Their advertising says they're specifically engineered for tango, and this is true, but the engineering job itself is...meh. It's mediocre.  It's not really thought through. It's not really specific. It's not really optimized. It's slack and half-assed, with bonus points thrown on for glitz. The mechanics and physics of a Comme il Faut shoe are not particularly good. They're not particularly aware, they're not particularly chosen, and they're not particularly helpful.  If you're Roxana Suarez, this is fine, because you don't need any help from your shoes.  But for the rest of us, they're about buying into the fantasy of tango, not about putting in the real investment that a serious practice demands.  They're about superficial thrills, not about the slow process of a life's practice.  They're what you wear when you don't know who you are yet.  Or they're what you wear when you know so absolutely exactly who you are that you can wear anything at all on your feet and it doesn't matter.  But for the rest of us who are somewhere in the middle...no.

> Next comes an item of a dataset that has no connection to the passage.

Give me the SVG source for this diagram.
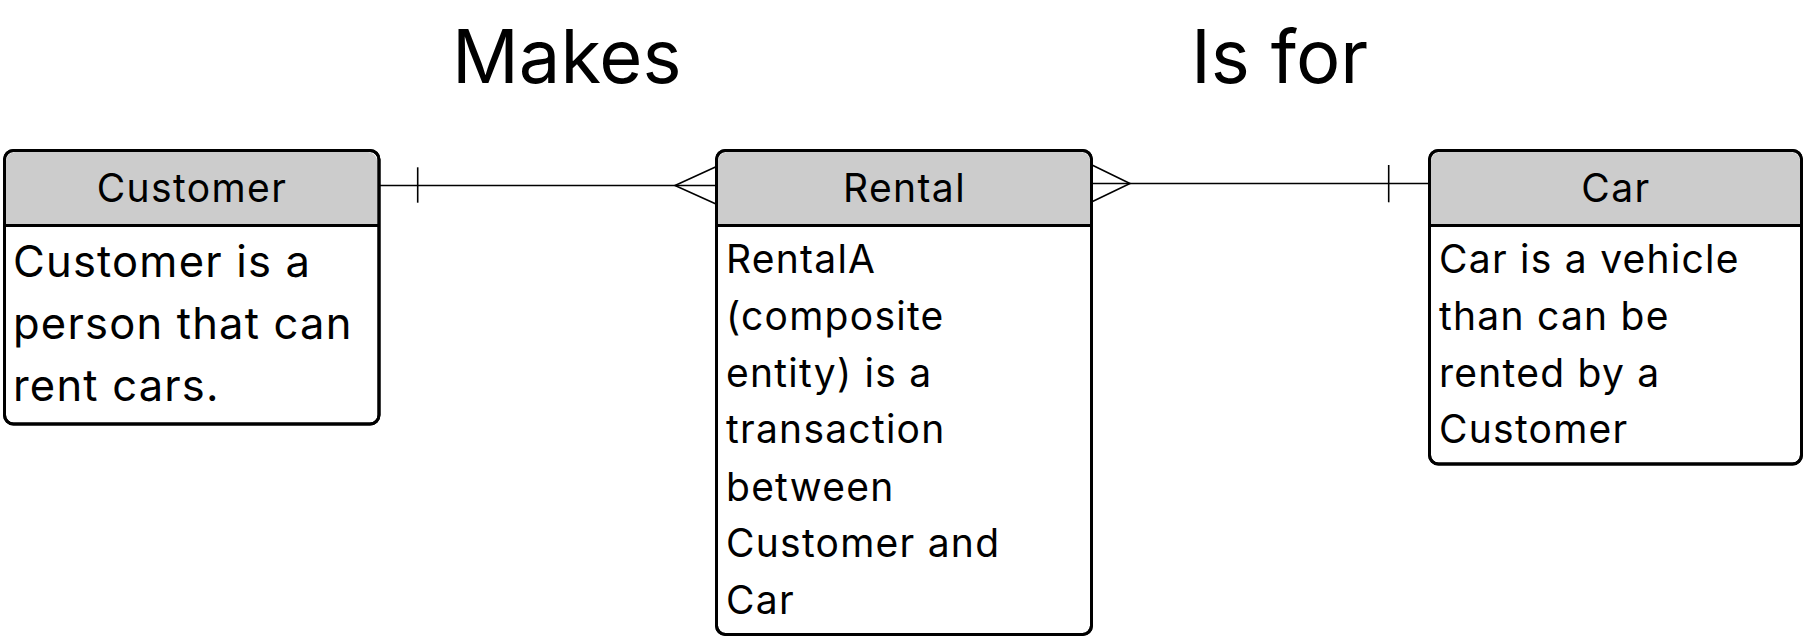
<svg xmlns="http://www.w3.org/2000/svg" width="1804" height="638" viewBox="0 0 1804 638">
<style>
.box{fill:#ffffff;stroke:#000;stroke-width:3}
.hdr{fill:#cccccc;stroke:none}
.div{stroke:#000;stroke-width:3}
.t{font-family:Inter,"Noto Sans",sans-serif;fill:#000}
.title{font-size:39px;text-anchor:middle;letter-spacing:1.4px}
.body{font-size:39px;letter-spacing:1.25px}
.big{font-size:43.5px;letter-spacing:1.2px}
.rel{font-size:74px}
.conn{stroke:#000;stroke-width:1.6;fill:none}
</style>
<rect width="1804" height="638" fill="#ffffff"/>
<g id="Customer">
<rect class="box" x="4.5" y="150.5" width="374.5" height="273.5" rx="9"/>
<path class="hdr" d="M6 225 V161 a9 9 0 0 1 9 -9 H368 a9 9 0 0 1 9 9 V225 Z"/>
<rect x="4.5" y="150.5" width="374.5" height="273.5" rx="9" fill="none" stroke="#000" stroke-width="3"/>
<line class="div" x1="4.5" y1="225.5" x2="379" y2="225.5"/>
<text class="t title" x="192" y="201.5">Customer</text>
<text class="t big" x="13" y="276.5">Customer is a</text>
<text class="t big" x="13" y="339">person that can</text>
<text class="t big" x="13" y="401">rent cars.</text>
</g>
<g id="Rental">
<rect class="box" x="716.5" y="150.5" width="375" height="484" rx="9"/>
<path class="hdr" d="M718 225 V161 a9 9 0 0 1 9 -9 H1081 a9 9 0 0 1 9 9 V225 Z"/>
<rect x="716.5" y="150.5" width="375" height="484" rx="9" fill="none" stroke="#000" stroke-width="3"/>
<line class="div" x1="716.5" y1="225.5" x2="1091.5" y2="225.5"/>
<text class="t title" x="904.5" y="201.5">Rental</text>
<text class="t body" x="726" y="273.3">RentalA</text>
<text class="t body" x="726" y="330">(composite</text>
<text class="t body" x="726" y="386.7">entity) is a</text>
<text class="t body" x="726" y="443.3">transaction</text>
<text class="t body" x="726" y="500.5">between</text>
<text class="t body" x="726" y="557.3">Customer and</text>
<text class="t body" x="726" y="614">Car</text>
</g>
<g id="Car">
<rect class="box" x="1429.5" y="150.5" width="372" height="313.5" rx="9"/>
<path class="hdr" d="M1431 225 V161 a9 9 0 0 1 9 -9 H1791 a9 9 0 0 1 9 9 V225 Z"/>
<rect x="1429.5" y="150.5" width="372" height="313.5" rx="9" fill="none" stroke="#000" stroke-width="3"/>
<line class="div" x1="1429.5" y1="225.5" x2="1801.5" y2="225.5"/>
<text class="t title" x="1616" y="201.5">Car</text>
<text class="t body" x="1439" y="273.3">Car is a vehicle</text>
<text class="t body" x="1439" y="330">than can be</text>
<text class="t body" x="1439" y="386.7">rented by a</text>
<text class="t body" x="1439" y="443.3">Customer</text>
</g>
<g id="connectors">
<path class="conn" d="M380 185.5 H716"/>
<path class="conn" d="M417.7 167.3 V202.7"/>
<path class="conn" d="M716 166.7 L675 185.5 L716 204"/>
<path class="conn" d="M1092 183.5 H1429"/>
<path class="conn" d="M1092 165 L1130 183.5 L1092 201.7"/>
<path class="conn" d="M1388.7 165 V202.3"/>
</g>
<g id="labels">
<text class="t rel" x="452" y="83.3">Makes</text>
<text class="t rel" x="1191" y="83.3">Is for</text>
</g>
</svg>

Here's the other thing about Comme il Faut.

I always thought it was funny that a brand whose image relied so heavily on its Argentineness would have a borrowed French name. But now it feels appropriate. Borrowing the French is a way of saying, “this thing is special, it's not really part of our real lives, it's better, it's fancy.” Which is how we here in the US often approach tango, and I had to go to BA to discover that in
Argentina, none of that is true, and a milonga is a much more beautiful experience when this thing is
not special, it's just part of our real unbetter unfancy lives. Also, borrowing the French makes things feel a little...cute. And Comme il Fauts are definitely cute. Oh, look at those cute little feet, all dressed up for sex, oh, we mean dancing!

And here's the other other thing about Comme il Faut.

All those colours.

All those patterns. All those textures. The gold lamé ruffles and the purple satin ankle straps and the scarlet patent leather t-straps and the neon polka dots and the op-art zigzagging stripes and the lace and the scarlet and gold soles....

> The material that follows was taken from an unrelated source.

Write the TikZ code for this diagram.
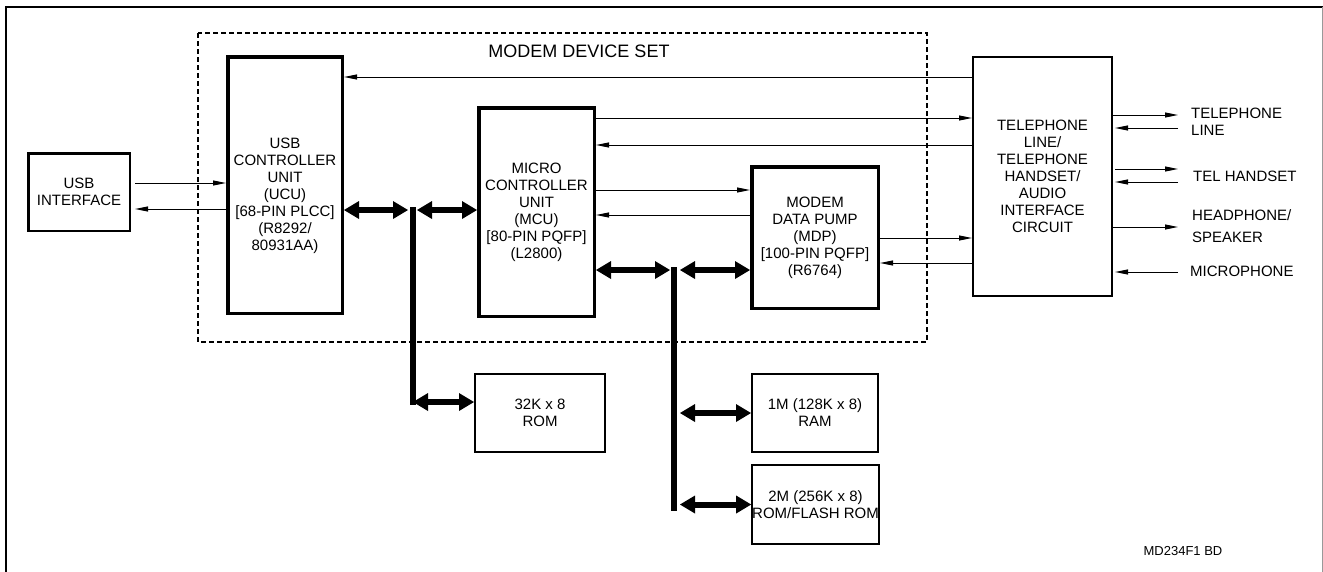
\documentclass[tikz,border=0pt]{standalone}
\usepackage{fontspec}
\setmainfont{Liberation Sans}
\usetikzlibrary{arrows.meta}

\begin{document}
\begin{tikzpicture}[x=1pt,y=-1pt,
    sig/.style={black,line width=1pt,-{Triangle[length=13pt,width=5pt]}},
    bus/.style={black,line width=6pt,{Triangle[length=15pt,width=18pt,line width=0pt]}-{Triangle[length=15pt,width=18pt,line width=0pt]}},
    chip/.style={draw=black,line width=3.5pt,align=center},
    blk/.style={draw=black,line width=2pt,align=center}]
    \tikzstyle{every node}+=[inner sep=0pt,font=\fontsize{15}{17}\selectfont]
    \useasboundingbox (0,0) rectangle (1323,571);
    \draw [black,line width=2pt] (6,580) -- (6,6.5) -- (1323,6.5);
    \draw [black!40,line width=0.6pt] (1322.3,6.5) -- (1322.3,580);
    \draw [black,line width=2pt,dash pattern=on 5pt off 3pt] (198,33) rectangle (927,342);
    \node (devset) at (579,51) {\fontsize{18}{20}\selectfont MODEM DEVICE SET};
    \node [blk,line width=2.5pt,minimum width=101.5pt,minimum height=77.5pt] (usb) at (79,192) {USB\\INTERFACE};
    \node [chip,minimum width=114.5pt,minimum height=256.5pt] (ucu) at (285,185) {};
    \node [align=center] (ucutxt) at (285,196) {USB\\CONTROLLER\\UNIT\\(UCU)\\{[}68-PIN PLCC{]}\\(R8292/\\80931AA)};
    \node [chip,minimum width=115.5pt,minimum height=208.5pt] (mcu) at (536.5,212) {MICRO\\CONTROLLER\\UNIT\\(MCU)\\{[}80-PIN PQFP{]}\\(L2800)};
    \node [chip,minimum width=126.5pt,minimum height=141.5pt] (mdp) at (815,237.5) {MODEM\\DATA PUMP\\(MDP)\\{[}100-PIN PQFP{]}\\(R6764)};
    \node [blk,minimum width=139pt,minimum height=239pt] (tel) at (1042.5,176.5) {TELEPHONE\\LINE/\\TELEPHONE\\HANDSET/\\AUDIO\\INTERFACE\\CIRCUIT};
    \node [blk,minimum width=130pt,minimum height=78pt] (rom) at (540,413) {32K x 8\\ROM};
    \node [blk,minimum width=126pt,minimum height=78pt] (ram) at (815,413) {1M (128K x 8)\\RAM};
    \node [blk,minimum width=125pt,minimum height=79pt] (flash) at (815.5,504.5) {2M (256K x 8)\\ROM/FLASH ROM};
    \node [anchor=west,align=left] (tline) at (1191,121.5) {TELEPHONE\\LINE};
    \node [anchor=west] (handset) at (1193,176) {TEL HANDSET};
    \node [anchor=west,align=left] (speaker) at (1192,226) {HEADPHONE/\\[5pt]SPEAKER};
    \node [anchor=west] (mic) at (1190,271) {MICROPHONE};
    \node (mdref) at (1183,551) {\fontsize{13}{15}\selectfont MD234F1 BD};
    \coordinate (rt) at (1178,0);
    \draw [sig,shorten <=4pt] (usb.east |- 0,183) -- (ucu.west |- 0,183);
    \draw [sig,shorten >=4pt] (ucu.west |- 0,209) -- (usb.east |- 0,209);
    \draw [sig] (tel.west |- 0,77) -- (ucu.east |- 0,77);
    \draw [sig] (mcu.east |- 0,118) -- (tel.west |- 0,118);
    \draw [sig] (tel.west |- 0,145) -- (mcu.east |- 0,145);
    \draw [sig] (mcu.east |- 0,190) -- (mdp.west |- 0,190);
    \draw [sig] (mdp.west |- 0,215) -- (mcu.east |- 0,215);
    \draw [sig] (mdp.east |- 0,238) -- (tel.west |- 0,238);
    \draw [sig] (tel.west |- 0,263) -- (mdp.east |- 0,263);
    \draw [sig] (tel.east |- 0,115) -- (rt |- 0,115);
    \draw [sig,shorten >=2pt] (rt |- 0,128) -- (tel.east |- 0,128);
    \draw [sig,shorten <=2pt] (tel.east |- 0,169) -- (rt |- 0,169);
    \draw [sig,shorten >=2pt] (rt |- 0,182) -- (tel.east |- 0,182);
    \draw [sig] (tel.east |- 0,227) -- (rt |- 0,227);
    \draw [sig,shorten >=2pt] (rt |- 0,272) -- (tel.east |- 0,272);
    \coordinate (bus1) at (413,210);
    \coordinate (bus1end) at (413,402);
    \draw [black,line width=6pt,line cap=rect] (bus1) -- (bus1end);
    \draw [bus] (ucu.east |- bus1) -- ([xshift=-5pt]bus1);
    \draw [bus] ([xshift=4pt]bus1) -- (mcu.west |- bus1);
    \draw [bus] (bus1end) -- (rom.west |- bus1end);
    \coordinate (bus2) at (674,270);
    \coordinate (bus2end) at (674,508);
    \coordinate (bus2r) at (680,270);
    \draw [black,line width=6pt,line cap=rect] (bus2) -- (bus2end);
    \draw [bus] (mcu.east |- bus2) -- ([xshift=-4pt]bus2);
    \draw [bus] (bus2r) -- (mdp.west |- bus2);
    \draw [bus] (bus2r |- ram.west) -- (ram.west);
    \draw [bus] (bus2r |- flash.west) -- (flash.west);
\end{tikzpicture}
\end{document}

Yep. They're fun. Go ahead. Enjoy.

Unless you are Roxana Suarez, they will mark you as someone at a certain early point in their journey. Which, since that's where you are, is just fine.  But I just thought I should tell you.

Because where we're really going isn't about turquoise lizard-skin at all.

Where we're really going, we don't need any special brand of shoe, we don't even need shoes at all. But if we do happen to have shoes on our feet, it's just amazing how, 99.44% of the time, dance shoes are beige or black and supple and hyper-designed to work just like race-cars and cannot possibly be confused with “real” shoes.  And they're irrelevant.  And that's the real end of the story.

That's comme il faut.  That's how it should be.